Source excerpt:
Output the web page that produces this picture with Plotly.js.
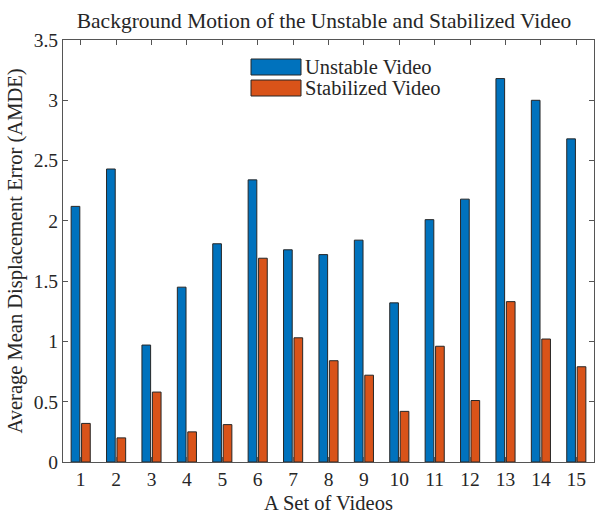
<!DOCTYPE html>
<html>
<head>
<meta charset="utf-8">
<script src="https://cdn.plot.ly/plotly-3.0.1.min.js"></script>
<style>html,body{margin:0;padding:0;background:#fff;}#chart{width:600px;height:514px;}</style>
</head>
<body>
<div id="chart"></div>
<script>
const videos = [1,2,3,4,5,6,7,8,9,10,11,12,13,14,15];
const unstable = [2.12,2.43,0.97,1.45,1.81,2.34,1.76,1.72,1.84,1.32,2.01,2.18,3.18,3.00,2.68];
const stabilized = [0.32,0.20,0.58,0.25,0.31,1.69,1.03,0.84,0.72,0.42,0.96,0.51,1.33,1.02,0.79];
const seriesNames = ['Unstable Video','Stabilized Video'];
const yTicks = [0,0.5,1,1.5,2,2.5,3,3.5];
const yTickText = ['0','0.5','1','1.5','2','2.5','3','3.5'];

const blue = '#0072BD', orange = '#D95319';
const font = 'Liberation Serif, Times New Roman, serif';
const txt = '#262626';

const traces = [
  {type:'bar', x:videos, y:unstable, name:seriesNames[0], width:0.245, offset:-0.27,
   marker:{color:blue, line:{color:'#262626', width:1}}, showlegend:false},
  {type:'bar', x:videos, y:stabilized, name:seriesNames[1], width:0.245, offset:0.025,
   marker:{color:orange, line:{color:'#262626', width:1}}, showlegend:false}
];

const axLine = '#555';
const layout = {
  width:600, height:514,
  margin:{l:63, r:6, t:40, b:52},
  paper_bgcolor:'#fff', plot_bgcolor:'#fff',
  barmode:'overlay',
  font:{family:font, color:txt, size:19},
  title:{text:'Background Motion of the Unstable and Stabilized Video', x:0.54, xanchor:'center', y:0.975, yanchor:'top',
         font:{family:font, size:21.5, color:txt}},
  xaxis:{range:[0.5,15.5], tickvals:videos, ticktext:videos.map(String), ticks:'inside', ticklen:5, tickcolor:axLine,
         showline:true, linecolor:axLine, linewidth:1, mirror:'ticks', showgrid:false, zeroline:false,
         tickfont:{family:font, size:19.5, color:txt},
         title:{text:'A Set of Videos', font:{family:font, size:20.5, color:txt}, standoff:6}},
  yaxis:{range:[0,3.5], tickvals:yTicks, ticktext:yTickText, ticks:'inside', ticklen:5, tickcolor:axLine,
         showline:true, linecolor:axLine, linewidth:1, mirror:'ticks', showgrid:false, zeroline:false,
         tickfont:{family:font, size:19.5, color:txt},
         title:{text:'Average Mean Displacement Error (AMDE)', font:{family:font, size:20.5, color:txt}, standoff:5}},
  shapes:[
    {type:'rect', xref:'paper', yref:'paper', x0:(251-63)/531, x1:(301-63)/531, y0:(462-75)/422, y1:(462-59)/422,
     fillcolor:blue, line:{color:'#262626', width:1}},
    {type:'rect', xref:'paper', yref:'paper', x0:(251-63)/531, x1:(301-63)/531, y0:(462-96)/422, y1:(462-80)/422,
     fillcolor:orange, line:{color:'#262626', width:1}}
  ],
  annotations:[
    {text:seriesNames[0], xref:'paper', yref:'paper', x:(304-63)/531, y:(462-67)/422, xanchor:'left', yanchor:'middle',
     showarrow:false, borderpad:0, font:{family:font, size:20.5, color:txt}},
    {text:seriesNames[1], xref:'paper', yref:'paper', x:(304-63)/531, y:(462-88)/422, xanchor:'left', yanchor:'middle',
     showarrow:false, borderpad:0, font:{family:font, size:20.5, color:txt}}
  ]
};

Plotly.newPlot('chart', traces, layout, {displayModeBar:false, staticPlot:true});
</script>
</body>
</html>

What needs to be done: Quote the material in full and exactly; do not carry over its pictures.

Answer to this task:
Output the web page that produces this picture with Plotly.js.
<!DOCTYPE html>
<html>
<head>
<meta charset="utf-8">
<script src="https://cdn.plot.ly/plotly-3.0.1.min.js"></script>
<style>html,body{margin:0;padding:0;background:#fff;}#chart{width:600px;height:514px;}</style>
</head>
<body>
<div id="chart"></div>
<script>
const videos = [1,2,3,4,5,6,7,8,9,10,11,12,13,14,15];
const unstable = [2.12,2.43,0.97,1.45,1.81,2.34,1.76,1.72,1.84,1.32,2.01,2.18,3.18,3.00,2.68];
const stabilized = [0.32,0.20,0.58,0.25,0.31,1.69,1.03,0.84,0.72,0.42,0.96,0.51,1.33,1.02,0.79];
const seriesNames = ['Unstable Video','Stabilized Video'];
const yTicks = [0,0.5,1,1.5,2,2.5,3,3.5];
const yTickText = ['0','0.5','1','1.5','2','2.5','3','3.5'];

const blue = '#0072BD', orange = '#D95319';
const font = 'Liberation Serif, Times New Roman, serif';
const txt = '#262626';

const traces = [
  {type:'bar', x:videos, y:unstable, name:seriesNames[0], width:0.245, offset:-0.27,
   marker:{color:blue, line:{color:'#262626', width:1}}, showlegend:false},
  {type:'bar', x:videos, y:stabilized, name:seriesNames[1], width:0.245, offset:0.025,
   marker:{color:orange, line:{color:'#262626', width:1}}, showlegend:false}
];

const axLine = '#555';
const layout = {
  width:600, height:514,
  margin:{l:63, r:6, t:40, b:52},
  paper_bgcolor:'#fff', plot_bgcolor:'#fff',
  barmode:'overlay',
  font:{family:font, color:txt, size:19},
  title:{text:'Background Motion of the Unstable and Stabilized Video', x:0.54, xanchor:'center', y:0.975, yanchor:'top',
         font:{family:font, size:21.5, color:txt}},
  xaxis:{range:[0.5,15.5], tickvals:videos, ticktext:videos.map(String), ticks:'inside', ticklen:5, tickcolor:axLine,
         showline:true, linecolor:axLine, linewidth:1, mirror:'ticks', showgrid:false, zeroline:false,
         tickfont:{family:font, size:19.5, color:txt},
         title:{text:'A Set of Videos', font:{family:font, size:20.5, color:txt}, standoff:6}},
  yaxis:{range:[0,3.5], tickvals:yTicks, ticktext:yTickText, ticks:'inside', ticklen:5, tickcolor:axLine,
         showline:true, linecolor:axLine, linewidth:1, mirror:'ticks', showgrid:false, zeroline:false,
         tickfont:{family:font, size:19.5, color:txt},
         title:{text:'Average Mean Displacement Error (AMDE)', font:{family:font, size:20.5, color:txt}, standoff:5}},
  shapes:[
    {type:'rect', xref:'paper', yref:'paper', x0:(251-63)/531, x1:(301-63)/531, y0:(462-75)/422, y1:(462-59)/422,
     fillcolor:blue, line:{color:'#262626', width:1}},
    {type:'rect', xref:'paper', yref:'paper', x0:(251-63)/531, x1:(301-63)/531, y0:(462-96)/422, y1:(462-80)/422,
     fillcolor:orange, line:{color:'#262626', width:1}}
  ],
  annotations:[
    {text:seriesNames[0], xref:'paper', yref:'paper', x:(304-63)/531, y:(462-67)/422, xanchor:'left', yanchor:'middle',
     showarrow:false, borderpad:0, font:{family:font, size:20.5, color:txt}},
    {text:seriesNames[1], xref:'paper', yref:'paper', x:(304-63)/531, y:(462-88)/422, xanchor:'left', yanchor:'middle',
     showarrow:false, borderpad:0, font:{family:font, size:20.5, color:txt}}
  ]
};

Plotly.newPlot('chart', traces, layout, {displayModeBar:false, staticPlot:true});
</script>
</body>
</html>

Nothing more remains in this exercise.